Since childhood, Day Schildkret has been obsessed with repurposing ordinary pieces of nature into art.

When he was 5, he gathered earthworms that had been displaced by rainstorms and helped them back into their “homes.” But this was more than just a search and rescue mission.

“I wouldn’t just save the worm, but I was more interested in making their homecoming look more beautiful,” Schildkret said. Drawn to decorating each wormhole with little sticks, berries and leaves, he organized his materials into symmetrical patterns, similar to a sand mandala.

“I had this beautiful constellation of wormhole mandalas on my front lawn,” he said. “I think that was my first memory of doing this practice.”

Now his talent is bringing the California-based artist to Minneapolis. On Friday, in a free event open to the public, he will create a large-scale “memory mandala” at Lakewood Cemetery. The mandala will be constructed entirely of materials he scavenges from the cemetery grounds.

The installation, part of a new string of immersive experiences produced by the cemetery, is likely to disappear quickly in this stormy summer. But that’s part of its allure.

“You see all the big [grave] stones screaming permanence, right?’ ” said Lakewood President Chris Makowske. “Well, the memory mandala by design is impermanent — it’s not going to last a long time.”

Makowske said that as the rain and wind wipe away the mandala, it will symbolize someone turning their grief over the loss of a loved one into beauty over time.

“It’s about bringing reflections of someone they’re thinking of and then designing art around that experience,” Makowske said. “Then helping themselves deal with what mortality means.”

A healing art

Mandalas, a spiritual symbol used in Buddhism, can take hours, days or even weeks to create. Shortly after creation, they are destroyed to align with Buddhist belief that nothing is permanent.

For Schildkret, making his mandalas from nature helped him master the art of healing and letting go. After a major breakup seven years ago, one that Schildkret describes as “where you’re just trying to find your footing again,” he began building his “morning altars” on a daily basis.
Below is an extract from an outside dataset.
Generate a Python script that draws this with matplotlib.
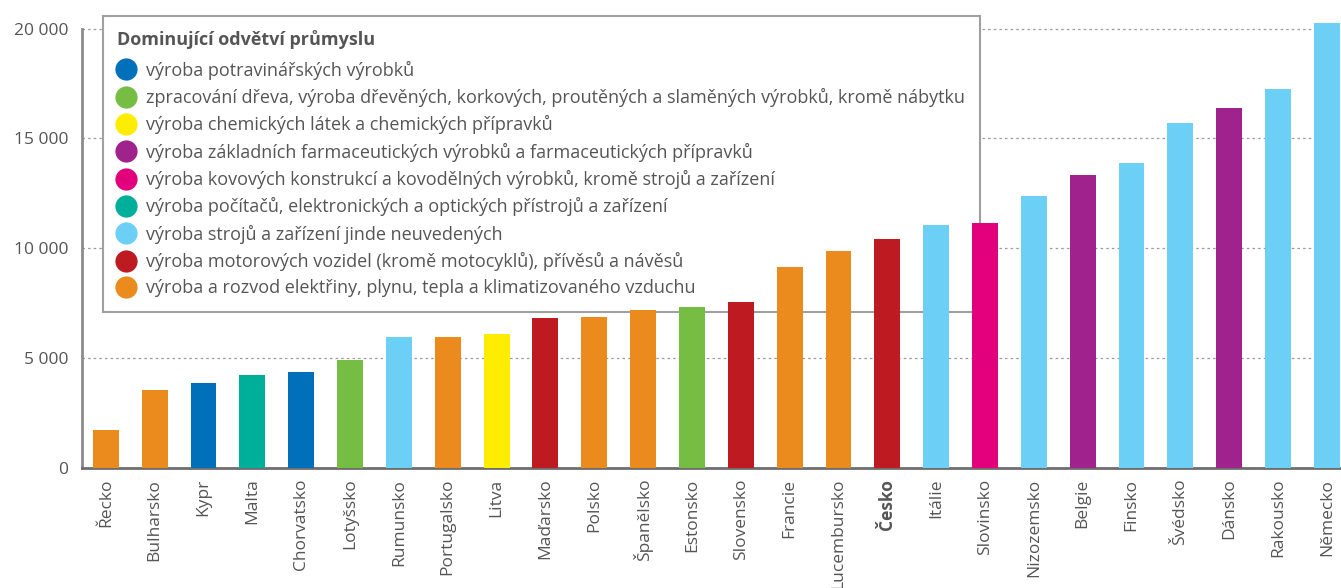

“One morning when I was walking the dog at dawn, the sun was just peeking on the horizon, I found these beautiful amber-colored mushrooms under this eucalyptus tree,” he said. “I guess it was a combination of the grief that I was feeling from the breakup and my love for making art that I just sat down and started to arrange the mushrooms and the bark into one of those patterns.”

Schildkret said the process gave him a chance to get out of his own head and work to understand his grief. After about two hours of creating, he felt a noticeable difference. “For the first time in five months it felt like my grief had lightened,” he said, “and I wasn’t so burdened by it.”

Eventually, Schildkret started sharing his work on social media and got an overwhelming, positive response.

“A truly remarkable thing happened from social media,” he said. “People would look at my art, and then that would compel them to go outside where they live and make something beautiful out of something happening in their lives.”

One particular story Schildkret remembers is when a fan wrote him saying that creating a mandala helped her feel closer to her mom on the anniversary of her death.

“She came across some pine cones and some foxstones. Then she arranged them into a beautiful pattern and made a beautiful morning altar.” Schildkret said. “She took a photograph of it and wrote her Instagram audience and me, saying that for the first time in 10 years she felt like she was communicating to her mother.”

Schildkret said he enjoys helping people work through their life transitions — be it birth, death, marriage or divorce — and that’s why he’s excited for his Lakewood event.

“It’s a perfect collaboration for my work because my art is all about memory,” he said.

Celebrating impermanence

Often asked why he creates art that is purposely not meant to last, Schildkret responds, “What’s the difference between my art and our lives?” He said if people better understood that life, including their own, is temporary, we would learn to value the time we have.

“When you realize that you only have one day to spend with your best friend or one day left with your dog, it makes that time you have left so much more valuable,” he said. “You don’t take it for granted.”

Makowske’s goals for the Lakewood event are clear: 1) get a conversation started about what it means to die, and 2) get the cemetery to become a gathering space for the living.

“We’re really hoping that it brings more people to the cemetery and they realize that the cemetery can be a resource for people,” Makowske said. “It doesn’t just have to be a boneyard.”

Schildkret, who has created well over 1,000 mandalas, said something in the universe signals to him when a project is complete.

“The sun starts to set, or the wind starts to come on really strong, or the flowers that I’m building with start to wither and die,” he said. “It’s very important for me as an artist to know when something is done so I can let it go. That’s part of the beauty of this practice.”